[Provided records]
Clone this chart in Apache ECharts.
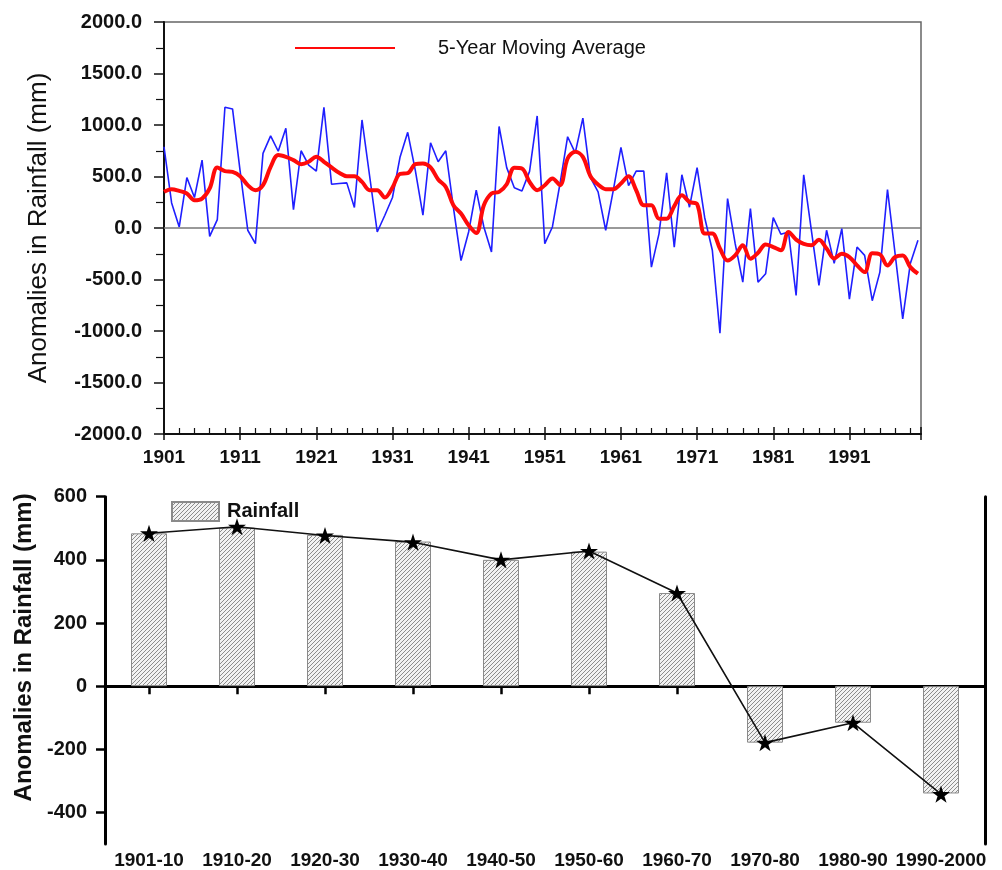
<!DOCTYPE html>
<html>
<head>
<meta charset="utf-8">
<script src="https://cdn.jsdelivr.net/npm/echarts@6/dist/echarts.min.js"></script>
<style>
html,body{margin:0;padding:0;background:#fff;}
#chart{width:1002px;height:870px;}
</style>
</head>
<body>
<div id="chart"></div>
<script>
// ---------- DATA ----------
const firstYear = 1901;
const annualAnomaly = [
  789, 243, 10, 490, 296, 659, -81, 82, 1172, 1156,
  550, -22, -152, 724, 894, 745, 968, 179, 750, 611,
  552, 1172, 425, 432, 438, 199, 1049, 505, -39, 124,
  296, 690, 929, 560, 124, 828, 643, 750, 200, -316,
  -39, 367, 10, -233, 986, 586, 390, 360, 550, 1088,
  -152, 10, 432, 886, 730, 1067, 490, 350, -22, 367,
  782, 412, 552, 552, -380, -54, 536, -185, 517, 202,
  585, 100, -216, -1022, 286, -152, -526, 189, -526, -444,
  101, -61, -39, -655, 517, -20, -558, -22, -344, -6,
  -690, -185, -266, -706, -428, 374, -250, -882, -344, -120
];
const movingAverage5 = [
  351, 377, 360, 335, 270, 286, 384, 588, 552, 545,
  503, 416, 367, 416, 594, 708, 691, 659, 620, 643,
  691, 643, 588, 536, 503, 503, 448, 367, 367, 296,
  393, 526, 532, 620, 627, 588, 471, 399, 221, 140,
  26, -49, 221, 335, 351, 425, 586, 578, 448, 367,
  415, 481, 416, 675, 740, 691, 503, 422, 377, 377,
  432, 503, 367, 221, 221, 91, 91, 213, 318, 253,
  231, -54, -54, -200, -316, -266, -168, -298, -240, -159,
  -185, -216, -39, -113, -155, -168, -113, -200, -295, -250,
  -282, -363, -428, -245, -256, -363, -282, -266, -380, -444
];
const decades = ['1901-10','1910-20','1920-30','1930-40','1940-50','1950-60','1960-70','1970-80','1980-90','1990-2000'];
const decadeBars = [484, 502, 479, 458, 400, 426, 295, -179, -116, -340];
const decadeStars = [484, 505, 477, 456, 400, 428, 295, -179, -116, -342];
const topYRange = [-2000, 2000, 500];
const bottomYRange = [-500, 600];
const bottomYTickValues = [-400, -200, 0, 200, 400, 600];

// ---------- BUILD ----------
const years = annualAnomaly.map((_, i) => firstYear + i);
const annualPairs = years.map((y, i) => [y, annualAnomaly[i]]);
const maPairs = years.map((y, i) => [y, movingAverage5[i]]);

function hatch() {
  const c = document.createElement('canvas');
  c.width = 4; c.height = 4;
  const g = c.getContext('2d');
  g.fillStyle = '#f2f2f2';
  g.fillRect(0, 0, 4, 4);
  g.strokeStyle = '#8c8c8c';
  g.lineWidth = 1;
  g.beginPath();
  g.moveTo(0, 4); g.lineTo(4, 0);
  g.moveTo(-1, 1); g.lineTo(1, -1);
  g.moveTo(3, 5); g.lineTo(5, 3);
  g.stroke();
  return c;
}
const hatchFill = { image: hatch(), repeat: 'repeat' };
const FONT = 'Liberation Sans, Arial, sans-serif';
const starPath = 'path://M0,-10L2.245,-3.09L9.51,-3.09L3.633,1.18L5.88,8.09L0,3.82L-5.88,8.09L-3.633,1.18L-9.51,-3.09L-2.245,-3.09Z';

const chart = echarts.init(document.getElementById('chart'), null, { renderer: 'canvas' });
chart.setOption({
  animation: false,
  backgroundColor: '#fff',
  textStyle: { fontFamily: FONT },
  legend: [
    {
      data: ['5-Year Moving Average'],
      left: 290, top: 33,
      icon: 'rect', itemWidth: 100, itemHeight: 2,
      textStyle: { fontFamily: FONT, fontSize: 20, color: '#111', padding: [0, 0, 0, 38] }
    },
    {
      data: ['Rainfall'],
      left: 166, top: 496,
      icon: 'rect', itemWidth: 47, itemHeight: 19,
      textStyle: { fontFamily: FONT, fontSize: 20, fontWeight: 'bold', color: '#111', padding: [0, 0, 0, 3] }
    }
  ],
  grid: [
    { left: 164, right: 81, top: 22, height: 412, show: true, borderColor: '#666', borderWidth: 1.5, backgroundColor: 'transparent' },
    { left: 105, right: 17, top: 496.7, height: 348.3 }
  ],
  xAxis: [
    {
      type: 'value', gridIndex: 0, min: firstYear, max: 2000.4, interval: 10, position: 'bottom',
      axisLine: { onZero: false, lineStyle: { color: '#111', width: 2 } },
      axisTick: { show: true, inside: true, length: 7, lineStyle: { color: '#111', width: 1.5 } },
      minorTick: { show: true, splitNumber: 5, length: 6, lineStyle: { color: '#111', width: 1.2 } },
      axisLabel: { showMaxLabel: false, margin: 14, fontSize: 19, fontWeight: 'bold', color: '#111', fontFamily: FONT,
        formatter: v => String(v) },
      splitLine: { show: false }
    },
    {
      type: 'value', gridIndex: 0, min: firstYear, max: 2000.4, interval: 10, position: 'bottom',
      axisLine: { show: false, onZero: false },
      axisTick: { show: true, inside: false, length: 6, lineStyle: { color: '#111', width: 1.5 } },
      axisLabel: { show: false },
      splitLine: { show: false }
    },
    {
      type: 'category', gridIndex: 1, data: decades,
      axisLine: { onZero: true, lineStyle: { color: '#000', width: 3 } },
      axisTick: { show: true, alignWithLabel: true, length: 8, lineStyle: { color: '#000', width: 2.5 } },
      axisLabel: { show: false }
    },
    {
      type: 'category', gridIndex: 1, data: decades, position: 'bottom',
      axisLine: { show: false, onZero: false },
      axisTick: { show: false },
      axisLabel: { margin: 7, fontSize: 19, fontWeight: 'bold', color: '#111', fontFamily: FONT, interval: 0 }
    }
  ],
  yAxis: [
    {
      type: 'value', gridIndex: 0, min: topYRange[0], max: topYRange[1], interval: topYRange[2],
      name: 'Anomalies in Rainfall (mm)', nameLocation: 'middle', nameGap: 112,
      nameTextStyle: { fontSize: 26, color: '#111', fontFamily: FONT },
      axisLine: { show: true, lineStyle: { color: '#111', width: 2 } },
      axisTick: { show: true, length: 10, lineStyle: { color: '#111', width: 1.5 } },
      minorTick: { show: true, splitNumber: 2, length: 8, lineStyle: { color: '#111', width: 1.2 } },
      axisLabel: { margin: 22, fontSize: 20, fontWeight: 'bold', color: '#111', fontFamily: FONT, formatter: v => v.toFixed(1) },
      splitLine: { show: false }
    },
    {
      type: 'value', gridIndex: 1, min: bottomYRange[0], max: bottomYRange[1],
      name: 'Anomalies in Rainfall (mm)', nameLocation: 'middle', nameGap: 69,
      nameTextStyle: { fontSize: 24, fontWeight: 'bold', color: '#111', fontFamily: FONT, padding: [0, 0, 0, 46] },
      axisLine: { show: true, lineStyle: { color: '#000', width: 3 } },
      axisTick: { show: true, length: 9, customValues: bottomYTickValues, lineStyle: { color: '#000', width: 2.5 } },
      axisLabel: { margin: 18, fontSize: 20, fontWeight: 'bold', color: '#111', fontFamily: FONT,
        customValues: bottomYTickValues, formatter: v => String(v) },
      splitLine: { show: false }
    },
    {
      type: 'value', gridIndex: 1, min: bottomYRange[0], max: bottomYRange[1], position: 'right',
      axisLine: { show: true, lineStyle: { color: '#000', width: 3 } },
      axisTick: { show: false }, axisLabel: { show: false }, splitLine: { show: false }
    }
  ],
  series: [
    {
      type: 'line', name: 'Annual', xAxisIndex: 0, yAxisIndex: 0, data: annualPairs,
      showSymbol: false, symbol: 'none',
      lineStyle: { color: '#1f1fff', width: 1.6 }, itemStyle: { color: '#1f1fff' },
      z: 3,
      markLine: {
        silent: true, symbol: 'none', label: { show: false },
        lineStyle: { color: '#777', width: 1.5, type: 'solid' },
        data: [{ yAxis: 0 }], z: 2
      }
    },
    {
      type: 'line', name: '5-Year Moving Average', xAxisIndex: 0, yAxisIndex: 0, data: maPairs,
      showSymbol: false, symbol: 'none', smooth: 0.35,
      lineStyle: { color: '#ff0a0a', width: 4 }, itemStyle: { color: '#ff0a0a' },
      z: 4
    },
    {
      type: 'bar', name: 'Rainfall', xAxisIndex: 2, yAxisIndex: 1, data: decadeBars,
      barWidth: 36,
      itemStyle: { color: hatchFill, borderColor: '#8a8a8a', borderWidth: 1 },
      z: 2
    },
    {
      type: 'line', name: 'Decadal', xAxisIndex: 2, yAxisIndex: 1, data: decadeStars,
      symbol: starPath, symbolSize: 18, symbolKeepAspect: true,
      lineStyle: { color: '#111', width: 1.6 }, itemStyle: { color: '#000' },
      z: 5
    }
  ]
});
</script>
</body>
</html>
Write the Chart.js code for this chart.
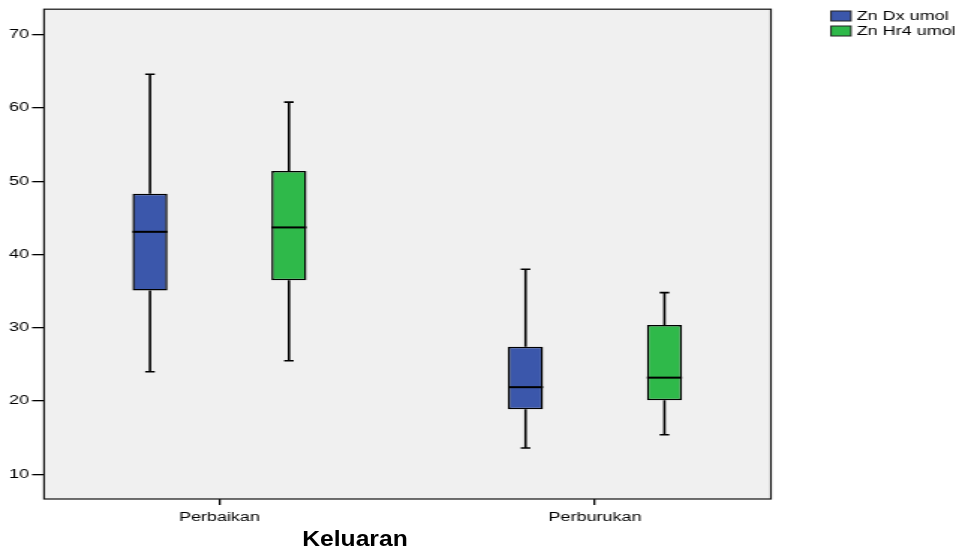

[Instructions for the task] Transcribe the entries from their first line to the line that holds "const bottomYTickValues = [-400, -200, 0, 200, 400, 600];", both included, and skip every picture.

[Output of the task]
Clone this chart in Apache ECharts.
<!DOCTYPE html>
<html>
<head>
<meta charset="utf-8">
<script src="https://cdn.jsdelivr.net/npm/echarts@6/dist/echarts.min.js"></script>
<style>
html,body{margin:0;padding:0;background:#fff;}
#chart{width:1002px;height:870px;}
</style>
</head>
<body>
<div id="chart"></div>
<script>
// ---------- DATA ----------
const firstYear = 1901;
const annualAnomaly = [
  789, 243, 10, 490, 296, 659, -81, 82, 1172, 1156,
  550, -22, -152, 724, 894, 745, 968, 179, 750, 611,
  552, 1172, 425, 432, 438, 199, 1049, 505, -39, 124,
  296, 690, 929, 560, 124, 828, 643, 750, 200, -316,
  -39, 367, 10, -233, 986, 586, 390, 360, 550, 1088,
  -152, 10, 432, 886, 730, 1067, 490, 350, -22, 367,
  782, 412, 552, 552, -380, -54, 536, -185, 517, 202,
  585, 100, -216, -1022, 286, -152, -526, 189, -526, -444,
  101, -61, -39, -655, 517, -20, -558, -22, -344, -6,
  -690, -185, -266, -706, -428, 374, -250, -882, -344, -120
];
const movingAverage5 = [
  351, 377, 360, 335, 270, 286, 384, 588, 552, 545,
  503, 416, 367, 416, 594, 708, 691, 659, 620, 643,
  691, 643, 588, 536, 503, 503, 448, 367, 367, 296,
  393, 526, 532, 620, 627, 588, 471, 399, 221, 140,
  26, -49, 221, 335, 351, 425, 586, 578, 448, 367,
  415, 481, 416, 675, 740, 691, 503, 422, 377, 377,
  432, 503, 367, 221, 221, 91, 91, 213, 318, 253,
  231, -54, -54, -200, -316, -266, -168, -298, -240, -159,
  -185, -216, -39, -113, -155, -168, -113, -200, -295, -250,
  -282, -363, -428, -245, -256, -363, -282, -266, -380, -444
];
const decades = ['1901-10','1910-20','1920-30','1930-40','1940-50','1950-60','1960-70','1970-80','1980-90','1990-2000'];
const decadeBars = [484, 502, 479, 458, 400, 426, 295, -179, -116, -340];
const decadeStars = [484, 505, 477, 456, 400, 428, 295, -179, -116, -342];
const topYRange = [-2000, 2000, 500];
const bottomYRange = [-500, 600];
const bottomYTickValues = [-400, -200, 0, 200, 400, 600];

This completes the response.